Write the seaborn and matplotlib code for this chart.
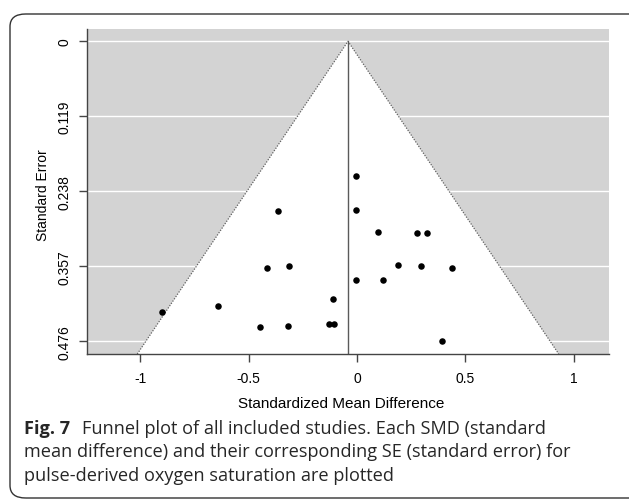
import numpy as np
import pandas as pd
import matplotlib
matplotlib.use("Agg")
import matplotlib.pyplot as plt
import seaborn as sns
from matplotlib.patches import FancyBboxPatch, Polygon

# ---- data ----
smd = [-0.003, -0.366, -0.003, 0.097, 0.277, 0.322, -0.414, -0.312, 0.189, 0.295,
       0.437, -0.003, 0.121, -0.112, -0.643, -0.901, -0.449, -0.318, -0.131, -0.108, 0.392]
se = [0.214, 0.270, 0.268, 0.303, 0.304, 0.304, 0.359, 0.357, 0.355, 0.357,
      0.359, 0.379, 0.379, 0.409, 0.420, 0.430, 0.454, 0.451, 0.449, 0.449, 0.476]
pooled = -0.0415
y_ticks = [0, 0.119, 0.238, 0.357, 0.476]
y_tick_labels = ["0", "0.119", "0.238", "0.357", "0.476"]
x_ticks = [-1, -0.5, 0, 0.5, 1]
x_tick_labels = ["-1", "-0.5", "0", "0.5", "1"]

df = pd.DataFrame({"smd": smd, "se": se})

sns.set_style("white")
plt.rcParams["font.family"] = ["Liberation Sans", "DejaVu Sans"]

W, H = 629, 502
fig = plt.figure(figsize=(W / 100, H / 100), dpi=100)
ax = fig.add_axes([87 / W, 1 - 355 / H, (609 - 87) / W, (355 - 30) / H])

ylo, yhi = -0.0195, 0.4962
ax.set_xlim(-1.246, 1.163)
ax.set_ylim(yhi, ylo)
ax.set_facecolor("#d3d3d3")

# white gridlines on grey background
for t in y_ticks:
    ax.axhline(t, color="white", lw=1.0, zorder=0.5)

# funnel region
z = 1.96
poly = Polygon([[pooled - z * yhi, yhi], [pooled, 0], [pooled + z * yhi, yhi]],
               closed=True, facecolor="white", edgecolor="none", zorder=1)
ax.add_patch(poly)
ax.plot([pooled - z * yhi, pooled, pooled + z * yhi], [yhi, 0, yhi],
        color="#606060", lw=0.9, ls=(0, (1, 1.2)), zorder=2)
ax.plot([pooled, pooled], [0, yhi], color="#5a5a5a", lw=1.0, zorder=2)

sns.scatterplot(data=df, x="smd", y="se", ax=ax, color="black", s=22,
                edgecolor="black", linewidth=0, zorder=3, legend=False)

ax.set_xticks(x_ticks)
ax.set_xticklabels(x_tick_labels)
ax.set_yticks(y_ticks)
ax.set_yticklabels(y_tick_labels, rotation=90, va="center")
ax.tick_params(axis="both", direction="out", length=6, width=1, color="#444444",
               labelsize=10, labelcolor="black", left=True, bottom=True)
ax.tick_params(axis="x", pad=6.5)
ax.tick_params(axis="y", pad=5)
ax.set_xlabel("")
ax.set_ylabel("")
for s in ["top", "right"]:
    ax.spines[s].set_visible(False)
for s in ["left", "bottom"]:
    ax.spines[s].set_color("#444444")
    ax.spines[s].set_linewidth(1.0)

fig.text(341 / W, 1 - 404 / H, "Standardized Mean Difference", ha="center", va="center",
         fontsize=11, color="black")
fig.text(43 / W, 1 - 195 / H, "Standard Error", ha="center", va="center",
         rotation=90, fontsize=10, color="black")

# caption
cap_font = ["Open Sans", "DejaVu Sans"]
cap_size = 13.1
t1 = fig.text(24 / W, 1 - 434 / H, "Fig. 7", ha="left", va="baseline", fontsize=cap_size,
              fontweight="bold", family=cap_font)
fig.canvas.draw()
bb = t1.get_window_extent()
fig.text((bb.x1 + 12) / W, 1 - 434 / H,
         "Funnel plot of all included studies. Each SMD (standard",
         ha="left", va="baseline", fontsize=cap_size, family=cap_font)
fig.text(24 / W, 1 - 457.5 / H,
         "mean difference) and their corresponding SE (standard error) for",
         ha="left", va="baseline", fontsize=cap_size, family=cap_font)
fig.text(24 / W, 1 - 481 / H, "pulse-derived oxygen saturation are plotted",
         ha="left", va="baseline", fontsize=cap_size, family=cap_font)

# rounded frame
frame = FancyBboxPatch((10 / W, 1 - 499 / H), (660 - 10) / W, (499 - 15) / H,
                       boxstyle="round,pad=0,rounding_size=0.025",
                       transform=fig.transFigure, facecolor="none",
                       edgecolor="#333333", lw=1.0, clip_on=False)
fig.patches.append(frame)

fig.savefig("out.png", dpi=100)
• • •
- Job
Go from the first line of the data above to the line containing "from matplotlib.patches import" and retype exactly those lines, both included, but none of the pictures.

- Correct output
Write the seaborn and matplotlib code for this chart.
import numpy as np
import pandas as pd
import matplotlib
matplotlib.use("Agg")
import matplotlib.pyplot as plt
import seaborn as sns
from matplotlib.patches import FancyBboxPatch, Polygon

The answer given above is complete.